What the Maltese Government is Doing to Combat Elderly Poverty
The National Strategic Policy for Poverty Reduction and Social Inclusion is one measure to tackle elderly poverty in Malta. The policy is based on six categories vital for the well-being of people and aims to combat high poverty levels. The categories include income and social benefits, employment, education, health and environment, social services and culture. The strategic actions act as a safety net on a preventative and interventionist level.
Government-funded programs and policies involving pension funding and benefits for the elderly also help to tackle elderly poverty. One program is the Full Pension Entitlement program. This program is for elderly people still working at their retirement age. Since the program’s introduction in 2014, more than 10,000 people have benefited from the program.

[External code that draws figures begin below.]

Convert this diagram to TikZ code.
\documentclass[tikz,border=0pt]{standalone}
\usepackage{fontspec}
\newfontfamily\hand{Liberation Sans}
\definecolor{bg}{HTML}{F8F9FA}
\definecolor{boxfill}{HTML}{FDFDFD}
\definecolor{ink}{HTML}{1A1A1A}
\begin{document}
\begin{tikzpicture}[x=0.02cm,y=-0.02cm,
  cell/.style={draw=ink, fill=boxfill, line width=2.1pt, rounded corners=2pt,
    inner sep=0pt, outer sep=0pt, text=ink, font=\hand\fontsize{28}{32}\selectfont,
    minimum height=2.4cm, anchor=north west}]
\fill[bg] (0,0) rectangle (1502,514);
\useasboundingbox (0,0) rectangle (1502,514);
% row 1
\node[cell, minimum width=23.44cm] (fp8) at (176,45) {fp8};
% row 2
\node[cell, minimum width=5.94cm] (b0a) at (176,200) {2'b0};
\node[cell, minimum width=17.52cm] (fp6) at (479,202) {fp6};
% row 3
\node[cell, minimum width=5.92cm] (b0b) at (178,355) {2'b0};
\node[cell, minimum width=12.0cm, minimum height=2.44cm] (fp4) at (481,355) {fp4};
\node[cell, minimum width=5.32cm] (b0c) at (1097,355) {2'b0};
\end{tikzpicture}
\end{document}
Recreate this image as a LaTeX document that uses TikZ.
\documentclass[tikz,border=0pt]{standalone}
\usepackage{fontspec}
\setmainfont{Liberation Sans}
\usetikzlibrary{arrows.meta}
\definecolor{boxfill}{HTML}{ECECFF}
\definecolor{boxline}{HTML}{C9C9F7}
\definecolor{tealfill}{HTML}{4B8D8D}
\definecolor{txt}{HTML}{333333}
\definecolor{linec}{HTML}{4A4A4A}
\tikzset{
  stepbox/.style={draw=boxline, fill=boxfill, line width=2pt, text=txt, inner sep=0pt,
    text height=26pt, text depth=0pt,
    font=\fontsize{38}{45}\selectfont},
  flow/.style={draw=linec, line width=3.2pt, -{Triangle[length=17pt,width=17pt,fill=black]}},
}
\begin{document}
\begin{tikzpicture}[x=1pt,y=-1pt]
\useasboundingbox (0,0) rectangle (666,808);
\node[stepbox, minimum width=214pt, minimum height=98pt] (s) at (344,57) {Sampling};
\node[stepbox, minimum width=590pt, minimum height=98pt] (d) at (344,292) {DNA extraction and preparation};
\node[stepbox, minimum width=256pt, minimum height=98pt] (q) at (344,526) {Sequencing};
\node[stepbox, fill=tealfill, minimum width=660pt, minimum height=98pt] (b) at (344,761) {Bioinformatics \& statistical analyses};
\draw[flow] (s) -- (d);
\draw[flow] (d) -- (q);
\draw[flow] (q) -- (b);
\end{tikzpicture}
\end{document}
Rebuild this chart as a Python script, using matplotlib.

Another program is the Senior Citizen’s Grant. This grant gives out a €300 annual allowance for people older than 75. This grant has helped almost 30,000 people. The government also gives out bonuses to retirees who do not have pension entitlements. These bonuses help more women than men and have benefited more than 12,000 people in 2016. Finally, the government created the Draft National Strategy for Retirement Income and Financial Literacy. This draft aims to educate people on the importance of planning people’s retirement early as well as establishing campaigns to assist people in making wise financial choices for retirement.
Older generations in Malta may not be as vulnerable as the working class or young people, but elderly poverty is still an issue in Malta. With these new policies and programs aiming to help elderly people in Malta, there is hope to eradicate elderly poverty and improve the quality of life for the elderly population in Malta.